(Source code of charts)
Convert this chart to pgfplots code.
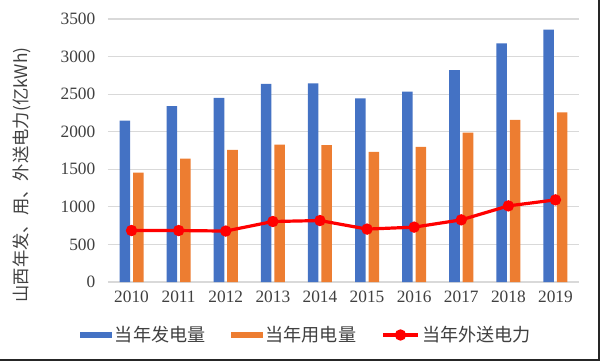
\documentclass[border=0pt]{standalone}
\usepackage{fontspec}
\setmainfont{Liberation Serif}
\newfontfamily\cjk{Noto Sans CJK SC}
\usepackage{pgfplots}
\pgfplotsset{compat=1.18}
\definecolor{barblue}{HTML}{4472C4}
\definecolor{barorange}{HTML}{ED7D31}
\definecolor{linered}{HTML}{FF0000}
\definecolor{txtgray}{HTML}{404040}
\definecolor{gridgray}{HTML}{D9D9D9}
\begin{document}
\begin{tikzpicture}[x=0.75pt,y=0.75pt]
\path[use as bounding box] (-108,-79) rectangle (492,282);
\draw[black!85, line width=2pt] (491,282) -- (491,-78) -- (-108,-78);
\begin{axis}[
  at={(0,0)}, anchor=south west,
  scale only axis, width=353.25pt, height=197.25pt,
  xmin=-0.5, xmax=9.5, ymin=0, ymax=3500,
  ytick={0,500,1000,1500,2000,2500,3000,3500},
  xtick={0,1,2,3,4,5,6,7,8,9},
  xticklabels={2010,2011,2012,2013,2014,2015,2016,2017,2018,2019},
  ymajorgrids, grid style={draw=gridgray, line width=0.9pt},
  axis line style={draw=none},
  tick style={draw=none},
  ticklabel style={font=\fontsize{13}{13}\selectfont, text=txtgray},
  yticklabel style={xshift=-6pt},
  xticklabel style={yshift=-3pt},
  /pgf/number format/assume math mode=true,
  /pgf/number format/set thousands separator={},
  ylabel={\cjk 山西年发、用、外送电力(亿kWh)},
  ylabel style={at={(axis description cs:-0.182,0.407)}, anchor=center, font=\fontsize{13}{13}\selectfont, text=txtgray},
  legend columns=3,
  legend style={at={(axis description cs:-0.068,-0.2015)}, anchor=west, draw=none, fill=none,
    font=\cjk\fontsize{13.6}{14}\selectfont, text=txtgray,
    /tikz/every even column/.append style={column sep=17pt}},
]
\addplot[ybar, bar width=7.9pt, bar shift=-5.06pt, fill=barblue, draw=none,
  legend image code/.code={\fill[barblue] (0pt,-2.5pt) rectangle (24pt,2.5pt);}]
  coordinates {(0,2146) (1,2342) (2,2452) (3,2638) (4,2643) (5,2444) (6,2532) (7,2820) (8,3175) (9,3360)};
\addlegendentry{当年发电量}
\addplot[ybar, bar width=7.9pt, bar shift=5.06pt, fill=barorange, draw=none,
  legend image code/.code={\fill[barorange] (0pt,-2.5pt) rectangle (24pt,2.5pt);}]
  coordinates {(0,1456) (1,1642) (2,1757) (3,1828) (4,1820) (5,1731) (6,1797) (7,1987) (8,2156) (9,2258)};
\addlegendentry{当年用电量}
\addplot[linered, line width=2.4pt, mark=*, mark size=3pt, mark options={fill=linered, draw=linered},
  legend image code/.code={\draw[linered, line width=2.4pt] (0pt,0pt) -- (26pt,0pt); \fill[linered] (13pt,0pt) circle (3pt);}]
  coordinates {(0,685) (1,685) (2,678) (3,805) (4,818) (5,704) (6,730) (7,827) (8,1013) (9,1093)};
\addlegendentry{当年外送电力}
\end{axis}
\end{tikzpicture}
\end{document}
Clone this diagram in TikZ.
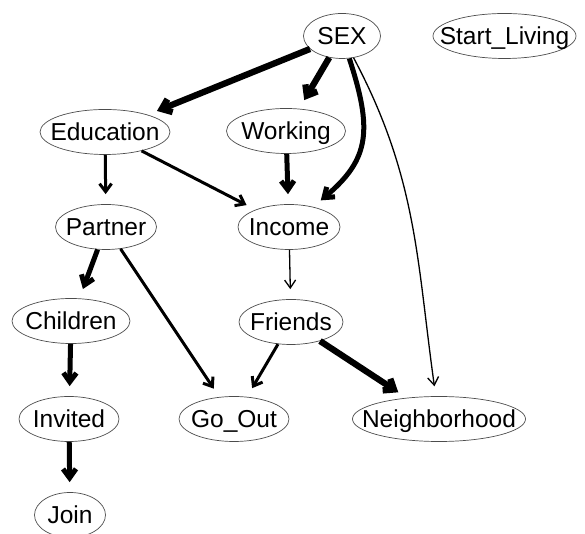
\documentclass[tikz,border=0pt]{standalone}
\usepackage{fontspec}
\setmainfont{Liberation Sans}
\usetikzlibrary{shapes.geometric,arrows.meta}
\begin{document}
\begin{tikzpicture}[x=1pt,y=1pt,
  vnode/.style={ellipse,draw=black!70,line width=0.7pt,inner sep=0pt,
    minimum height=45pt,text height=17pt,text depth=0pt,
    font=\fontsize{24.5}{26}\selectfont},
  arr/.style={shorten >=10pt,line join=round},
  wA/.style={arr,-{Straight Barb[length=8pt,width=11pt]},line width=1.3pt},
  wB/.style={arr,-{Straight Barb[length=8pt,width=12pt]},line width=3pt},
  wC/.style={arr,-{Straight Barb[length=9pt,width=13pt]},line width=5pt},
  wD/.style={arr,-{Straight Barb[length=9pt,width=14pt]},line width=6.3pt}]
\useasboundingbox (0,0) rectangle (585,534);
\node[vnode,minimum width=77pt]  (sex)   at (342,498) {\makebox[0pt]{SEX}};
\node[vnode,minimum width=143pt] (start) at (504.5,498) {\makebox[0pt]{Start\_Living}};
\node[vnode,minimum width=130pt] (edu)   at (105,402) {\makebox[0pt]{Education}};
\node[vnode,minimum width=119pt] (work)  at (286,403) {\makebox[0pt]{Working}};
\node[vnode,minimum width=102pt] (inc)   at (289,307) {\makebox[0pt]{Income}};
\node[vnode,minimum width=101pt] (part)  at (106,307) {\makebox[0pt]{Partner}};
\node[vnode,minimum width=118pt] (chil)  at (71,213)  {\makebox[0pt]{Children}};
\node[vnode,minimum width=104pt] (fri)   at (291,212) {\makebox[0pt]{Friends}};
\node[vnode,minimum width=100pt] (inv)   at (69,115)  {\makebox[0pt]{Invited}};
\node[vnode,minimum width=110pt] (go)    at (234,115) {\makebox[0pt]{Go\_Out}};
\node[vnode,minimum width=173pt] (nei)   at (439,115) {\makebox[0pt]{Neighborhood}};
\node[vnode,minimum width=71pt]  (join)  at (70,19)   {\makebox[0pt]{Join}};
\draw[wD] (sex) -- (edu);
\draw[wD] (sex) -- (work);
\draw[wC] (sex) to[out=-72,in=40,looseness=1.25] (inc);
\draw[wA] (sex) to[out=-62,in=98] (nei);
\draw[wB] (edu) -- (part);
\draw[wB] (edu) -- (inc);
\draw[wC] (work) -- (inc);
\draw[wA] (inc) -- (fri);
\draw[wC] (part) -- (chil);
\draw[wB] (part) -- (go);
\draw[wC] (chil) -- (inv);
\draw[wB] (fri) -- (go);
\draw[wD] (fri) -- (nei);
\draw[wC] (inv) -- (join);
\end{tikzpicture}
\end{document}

Work instructions
None of the pictures should appear; repeat the records exactly otherwise.

Task result
Convert this chart to pgfplots code.
\documentclass[border=0pt]{standalone}
\usepackage{fontspec}
\setmainfont{Liberation Serif}
\newfontfamily\cjk{Noto Sans CJK SC}
\usepackage{pgfplots}
\pgfplotsset{compat=1.18}
\definecolor{barblue}{HTML}{4472C4}
\definecolor{barorange}{HTML}{ED7D31}
\definecolor{linered}{HTML}{FF0000}
\definecolor{txtgray}{HTML}{404040}
\definecolor{gridgray}{HTML}{D9D9D9}
\begin{document}
\begin{tikzpicture}[x=0.75pt,y=0.75pt]
\path[use as bounding box] (-108,-79) rectangle (492,282);
\draw[black!85, line width=2pt] (491,282) -- (491,-78) -- (-108,-78);
\begin{axis}[
  at={(0,0)}, anchor=south west,
  scale only axis, width=353.25pt, height=197.25pt,
  xmin=-0.5, xmax=9.5, ymin=0, ymax=3500,
  ytick={0,500,1000,1500,2000,2500,3000,3500},
  xtick={0,1,2,3,4,5,6,7,8,9},
  xticklabels={2010,2011,2012,2013,2014,2015,2016,2017,2018,2019},
  ymajorgrids, grid style={draw=gridgray, line width=0.9pt},
  axis line style={draw=none},
  tick style={draw=none},
  ticklabel style={font=\fontsize{13}{13}\selectfont, text=txtgray},
  yticklabel style={xshift=-6pt},
  xticklabel style={yshift=-3pt},
  /pgf/number format/assume math mode=true,
  /pgf/number format/set thousands separator={},
  ylabel={\cjk 山西年发、用、外送电力(亿kWh)},
  ylabel style={at={(axis description cs:-0.182,0.407)}, anchor=center, font=\fontsize{13}{13}\selectfont, text=txtgray},
  legend columns=3,
  legend style={at={(axis description cs:-0.068,-0.2015)}, anchor=west, draw=none, fill=none,
    font=\cjk\fontsize{13.6}{14}\selectfont, text=txtgray,
    /tikz/every even column/.append style={column sep=17pt}},
]
\addplot[ybar, bar width=7.9pt, bar shift=-5.06pt, fill=barblue, draw=none,
  legend image code/.code={\fill[barblue] (0pt,-2.5pt) rectangle (24pt,2.5pt);}]
  coordinates {(0,2146) (1,2342) (2,2452) (3,2638) (4,2643) (5,2444) (6,2532) (7,2820) (8,3175) (9,3360)};
\addlegendentry{当年发电量}
\addplot[ybar, bar width=7.9pt, bar shift=5.06pt, fill=barorange, draw=none,
  legend image code/.code={\fill[barorange] (0pt,-2.5pt) rectangle (24pt,2.5pt);}]
  coordinates {(0,1456) (1,1642) (2,1757) (3,1828) (4,1820) (5,1731) (6,1797) (7,1987) (8,2156) (9,2258)};
\addlegendentry{当年用电量}
\addplot[linered, line width=2.4pt, mark=*, mark size=3pt, mark options={fill=linered, draw=linered},
  legend image code/.code={\draw[linered, line width=2.4pt] (0pt,0pt) -- (26pt,0pt); \fill[linered] (13pt,0pt) circle (3pt);}]
  coordinates {(0,685) (1,685) (2,678) (3,805) (4,818) (5,704) (6,730) (7,827) (8,1013) (9,1093)};
\addlegendentry{当年外送电力}
\end{axis}
\end{tikzpicture}
\end{document}
Clone this diagram in TikZ.
\documentclass[tikz,border=0pt]{standalone}
\usepackage{fontspec}
\setmainfont{Liberation Sans}
\usetikzlibrary{shapes.geometric,arrows.meta}
\begin{document}
\begin{tikzpicture}[x=1pt,y=1pt,
  vnode/.style={ellipse,draw=black!70,line width=0.7pt,inner sep=0pt,
    minimum height=45pt,text height=17pt,text depth=0pt,
    font=\fontsize{24.5}{26}\selectfont},
  arr/.style={shorten >=10pt,line join=round},
  wA/.style={arr,-{Straight Barb[length=8pt,width=11pt]},line width=1.3pt},
  wB/.style={arr,-{Straight Barb[length=8pt,width=12pt]},line width=3pt},
  wC/.style={arr,-{Straight Barb[length=9pt,width=13pt]},line width=5pt},
  wD/.style={arr,-{Straight Barb[length=9pt,width=14pt]},line width=6.3pt}]
\useasboundingbox (0,0) rectangle (585,534);
\node[vnode,minimum width=77pt]  (sex)   at (342,498) {\makebox[0pt]{SEX}};
\node[vnode,minimum width=143pt] (start) at (504.5,498) {\makebox[0pt]{Start\_Living}};
\node[vnode,minimum width=130pt] (edu)   at (105,402) {\makebox[0pt]{Education}};
\node[vnode,minimum width=119pt] (work)  at (286,403) {\makebox[0pt]{Working}};
\node[vnode,minimum width=102pt] (inc)   at (289,307) {\makebox[0pt]{Income}};
\node[vnode,minimum width=101pt] (part)  at (106,307) {\makebox[0pt]{Partner}};
\node[vnode,minimum width=118pt] (chil)  at (71,213)  {\makebox[0pt]{Children}};
\node[vnode,minimum width=104pt] (fri)   at (291,212) {\makebox[0pt]{Friends}};
\node[vnode,minimum width=100pt] (inv)   at (69,115)  {\makebox[0pt]{Invited}};
\node[vnode,minimum width=110pt] (go)    at (234,115) {\makebox[0pt]{Go\_Out}};
\node[vnode,minimum width=173pt] (nei)   at (439,115) {\makebox[0pt]{Neighborhood}};
\node[vnode,minimum width=71pt]  (join)  at (70,19)   {\makebox[0pt]{Join}};
\draw[wD] (sex) -- (edu);
\draw[wD] (sex) -- (work);
\draw[wC] (sex) to[out=-72,in=40,looseness=1.25] (inc);
\draw[wA] (sex) to[out=-62,in=98] (nei);
\draw[wB] (edu) -- (part);
\draw[wB] (edu) -- (inc);
\draw[wC] (work) -- (inc);
\draw[wA] (inc) -- (fri);
\draw[wC] (part) -- (chil);
\draw[wB] (part) -- (go);
\draw[wC] (chil) -- (inv);
\draw[wB] (fri) -- (go);
\draw[wD] (fri) -- (nei);
\draw[wC] (inv) -- (join);
\end{tikzpicture}
\end{document}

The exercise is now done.